A regulator’s view

Speaking on BBC Radio 4’s Today programme last year, Ofwat chief executive Rachel Fletcher said she had been “beating a drum” to make water companies understand that they must show they are working in the public interest and shed much more light on where the public’s money was going.

Responding to a study by the University of Greenwich that found water companies over the past decade had paid out as much in dividends as they made in profits – about £18 billion, she pointed to how there had already been improvements in the way companies were operating their businesses.

But Fletcher added: “It’s really important that people around the board table of these companies are going in and making decisions with the interests of the public front and centre.”

Reforms from Ofwat last July supported the theme, calling for a greater sharing of benefits with consumers, which could see the most highly geared water companies forced to share up to £230 million with customers over the period 2020-25, and decisions boards reached on debt, dividends and executive pay “aligned more closely with their customers’ interests”.

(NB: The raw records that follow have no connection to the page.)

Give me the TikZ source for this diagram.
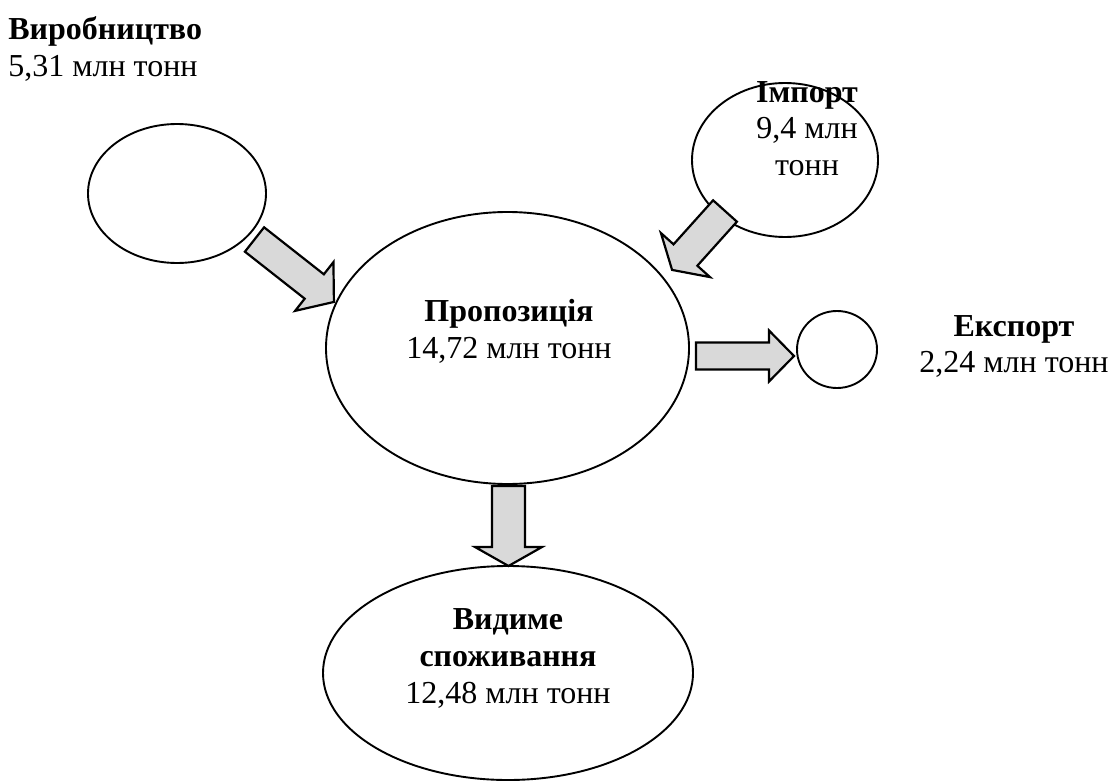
\documentclass[tikz,border=0pt]{standalone}
\usepackage{fontspec}
\setmainfont{Liberation Serif}
\usetikzlibrary{shapes.geometric,calc}

\tikzset{
  blob/.style={draw, ellipse, line width=0.95pt, inner sep=0pt},
  caption/.style={align=center, inner sep=0pt, font=\fontsize{16}{18.4}\selectfont},
  flowarrow/.style={draw=black, fill=black!15, line width=1.1pt, line join=miter},
}

% Block arrow from #1 (tail) to #2 (tip): shaft width #3, head width #4, head length #5 (in px units)
\newcommand\blockarrow[5]{%
  \filldraw[flowarrow] let \p1=($(#2)-(#1)$), \n1={atan2(\y1,\x1)}, \n2={veclen(\x1,\y1)} in
    {[shift={(#1)}, rotate=\n1]
    (0pt,{0.25pt*#3}) -- ({\n2-0.5pt*#5},{0.25pt*#3}) -- ({\n2-0.5pt*#5},{0.25pt*#4})
    -- (\n2,0pt) -- ({\n2-0.5pt*#5},{-0.25pt*#4}) -- ({\n2-0.5pt*#5},{-0.25pt*#3})
    -- (0pt,{-0.25pt*#3}) -- cycle};}

\begin{document}
\begin{tikzpicture}[x=0.5pt, y=-0.5pt]
  \useasboundingbox (0,0) rectangle (1112,781);

  % stock and flow ellipses
  \node[blob, minimum width=89pt,   minimum height=69.5pt] (prod) at (177,193.5) {};
  \node[blob, minimum width=93pt,   minimum height=77pt]   (imp)  at (785,160) {};
  \node[blob, minimum width=181.5pt,minimum height=136pt]  (prop) at (507.5,348) {};
  \node[blob, minimum width=40pt,   minimum height=38.5pt] (exp)  at (837,349.5) {};
  \node[blob, minimum width=185pt,  minimum height=107pt]  (cons) at (508,673) {};

  % labels
  \node[caption, align=left, anchor=west] (prodtext) at (8,49) {\textbf{Виробництво}\\5,31 млн тонн};
  \node[caption] (imptext)  at (807,128.5) {\textbf{Імпорт}\\9,4 млн\\тонн};
  \node[caption] (proptext) at (509,331) {\textbf{Пропозиція}\\14,72 млн тонн};
  \node[caption] (exptext)  at (1014,346.5) {\textbf{Експорт}\\2,24 млн тонн};
  \node[caption] (constext) at (508,658.5) {\textbf{Видиме}\\\textbf{споживання}\\12,48 млн тонн};

  % arrow end points
  \coordinate (a1s) at (254.5,239.5); \coordinate (a1e) at (334,302);
  \coordinate (a2s) at (725,211);     \coordinate (a2e) at (672,270);
  \coordinate (a3s) at (696,356);     \coordinate (a3e) at (794,356);
  \coordinate (a4s) at (508.5,486);   \coordinate (a4e) at (508.5,566);

  \blockarrow{a1s}{a1e}{31}{62}{25}
  \blockarrow{a2s}{a2e}{32}{66}{20}
  \blockarrow{a3s}{a3e}{27}{51}{25}
  \blockarrow{a4s}{a4e}{33}{67}{19}
\end{tikzpicture}
\end{document}
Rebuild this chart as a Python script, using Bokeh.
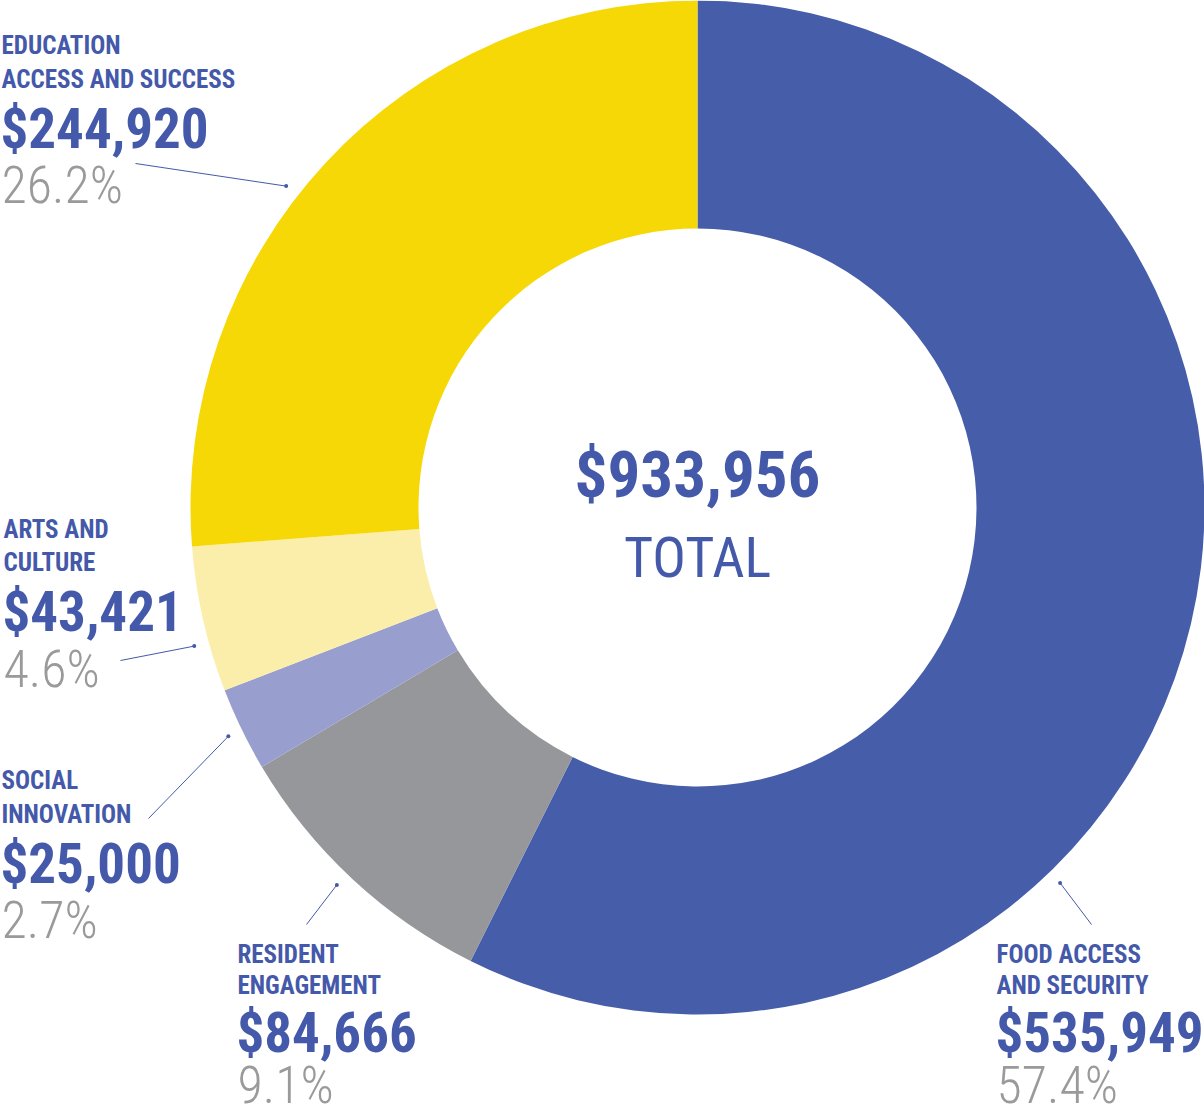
from bokeh.plotting import figure
from bokeh.models import Range1d, ColumnDataSource
from bokeh.core.properties import value
from bokeh.embed import file_html
from bokeh.resources import INLINE
import numpy as np

# Funding by focus area (clockwise from 12 o'clock)
categories = [
    ["FOOD ACCESS", "AND SECURITY"],
    ["RESIDENT", "ENGAGEMENT"],
    ["SOCIAL", "INNOVATION"],
    ["ARTS AND", "CULTURE"],
    ["EDUCATION", "ACCESS AND SUCCESS"],
]
amounts = [535949, 84666, 25000, 43421, 244920]
colors = ["#465DAA", "#96979B", "#989FCF", "#FBEEAA", "#F6D807"]

total = sum(amounts)
dollar_labels = [f"${v:,}" for v in amounts]
pct_labels = [f"{v / total * 100:.1f}%" for v in amounts]

W, H = 1204, 1118
BLUE = "#4459A9"
GREY = "#9A9A9A"
FONT = value("'Roboto Condensed', 'Liberation Sans Narrow', Roboto, sans-serif")
FONT_LIGHT = value("'Roboto Condensed Light', 'Roboto Condensed', Roboto, sans-serif")

p = figure(width=W, height=H, x_range=Range1d(0, W), y_range=Range1d(0, H),
           output_backend="svg", toolbar_location=None, min_border=0)
p.axis.visible = False
p.grid.visible = False
p.outline_line_color = None
p.background_fill_color = "white"

cx, cy = 697, H - 507
r_in, r_out = 279, 507

frac = np.array(amounts) / total * 360.0
cum = np.concatenate([[0.0], np.cumsum(frac)])
src = ColumnDataSource(dict(
    start=90.0 - cum[:-1],
    end=90.0 - cum[1:],
    color=colors,
))
p.annular_wedge(x=cx, y=cy, inner_radius=r_in, outer_radius=r_out,
                start_angle="start", end_angle="end",
                start_angle_units="deg", end_angle_units="deg",
                direction="clock", fill_color="color", line_color=None, source=src)


def put(x, base, txt, size, color, font=FONT, bold=False, align="left"):
    """Place a single line so that its baseline sits at screen row `base`."""
    y = H - (base - 0.34 * size)
    p.text(x=[x], y=[y], text=[txt], text_font=font,
           text_font_style="bold" if bold else "normal",
           text_font_size=f"{size}px", text_color=color,
           text_align=align, text_baseline="alphabetic")


# Centre total
put(cx, 497, f"${total:,}", 65, BLUE, bold=True, align="center")
put(cx, 577, "TOTAL", 56, BLUE, align="center")

# Label blocks: left x and the baselines of the four lines (screen px)
label_x = [996, 237, 1, 3, 1]
label_rows = [
    (962, 993, 1051, 1103),
    (962, 993, 1051, 1103),
    (788, 822, 882, 938),
    (537, 570, 630, 687),
    (53, 87, 147, 203),
]
# Leader lines: dot angle (deg) on ring, far end in screen px
leader_angle = [-46.0, -133.7, -154.0, -164.6, 142.0]
leader_end = [(1091, 924), (306, 924), (148, 818), (120, 660), (135, 163)]
r_dot = 522

for i in range(len(amounts)):
    lx = label_x[i]
    b1, b2, b3, b4 = label_rows[i]
    t1, t2 = categories[i]
    put(lx, b1, t1, 25, BLUE, bold=True)
    put(lx, b2, t2, 25, BLUE, bold=True)
    put(lx - 1, b3, dollar_labels[i], 55, BLUE, bold=True)
    put(lx, b4, pct_labels[i], 52, GREY, font=FONT_LIGHT)

    a = np.deg2rad(leader_angle[i])
    dx, dy = cx + r_dot * np.cos(a), cy + r_dot * np.sin(a)
    ex, ey = leader_end[i]
    p.line(x=[dx, ex], y=[dy, H - ey], line_color=BLUE, line_width=1)
    p.scatter(x=[dx], y=[dy], size=4, fill_color=BLUE, line_color=None)

open("out.html", "w").write(file_html(p, INLINE))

As part of the same package, Ofwat called for boards to boost transparency around dividends and executive pay, “both matters which have a significant bearing on customer trust”.

Each water company, the regulator said, must now “show clearly how it is linking performance-related executive pay to stretching performance for customers.

“In a similar vein, companies will need to explain clearly how decisions on dividends are made and how they relate to the delivery of companies’ obligations.”